Entre-temps, Mara est devenue maman. Sa fille a aujourd'hui trois ans et grandit dans une double culture. « J'essaie de donner ma petite touche – dit-elle – comme elle vit en France, elle parle beaucoup mieux le français que le portugais mais elle a envie de parler, de communiquer aussi avec ma famille là-bas. Je fais beaucoup d'efforts pour trouver des produits du Brésil pour qu'elle les connaisse... C'est important pour moi de semer aussi en elle ces origines-là ! Je veux lui faire comprendre qu'elle est autant Brésilienne que Française - 100 % Brésilienne et 100 % Française – pour qu'elle apprenne à comprendre les deux cultures et qu'elle puisse vivre bien avec les deux cultures, sans rejeter ni l'une ni l'autre. »

 

« En France,

on paie beaucoup d'impôts,

mais on est bien servis ! »

 

Depuis bientôt huit ans, Mara vit en Bretagne. C'est désormais ici qu'elle souhaite faire sa vie et voir grandir sa fille. Très sereinement, elle fait la part des choses entre ce qu'elle connaît de son pays et ce qu'elle découvre en France. Elle apprécie ce que son pays d'adoption lui offre en termes d'accès à la culture. Au Brésil, le sport, le cinéma, le théâtre... tout est inaccessible. « Le coût de la vie, pour moi, est raisonnable en France – dit-elle – ici, aller au cinéma, c'est une bouchée de pain par rapport à ce qu'on paie au Brésil où on ne nous laisse pas accéder à la culture, pour éviter qu'on se rebelle. »

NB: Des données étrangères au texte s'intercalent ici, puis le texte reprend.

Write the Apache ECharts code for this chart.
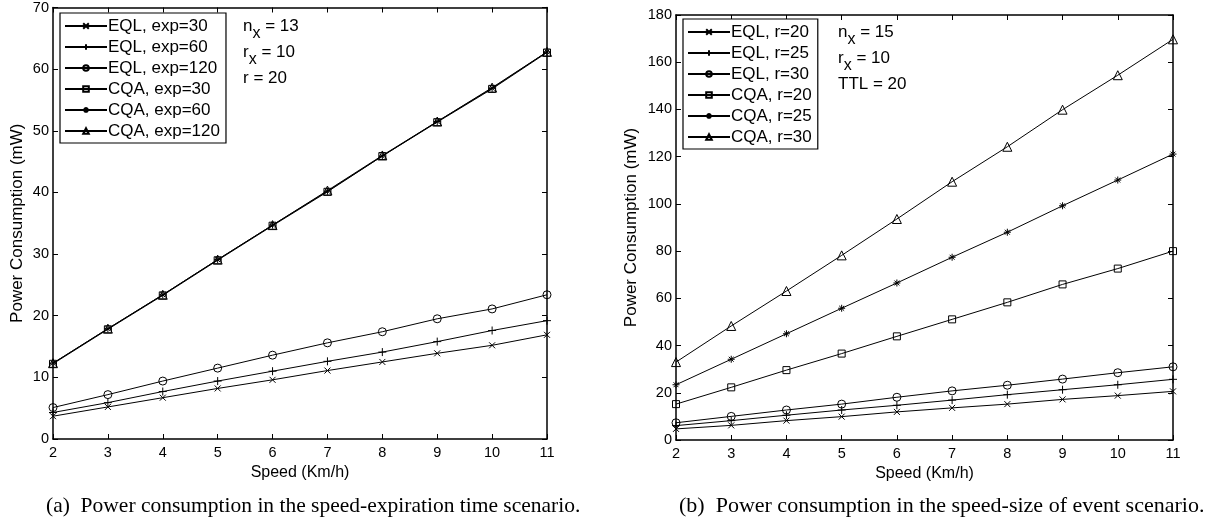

« Quand on n'a pas accès la culture, on ne descend pas dans la rue » analyse-t-elle encore – en France, on paie beaucoup d'impôts, mais on est bien servis ; au Brésil, on paie aussi beaucoup d'impôts, mais on n'est pas forcément servis. Sans doute que c'est aussi parce que vous avez râlé que que vous avez obtenu des choses. Nous, on se dit "c'est pas grave, ça passera" et on n'obtient rien ! »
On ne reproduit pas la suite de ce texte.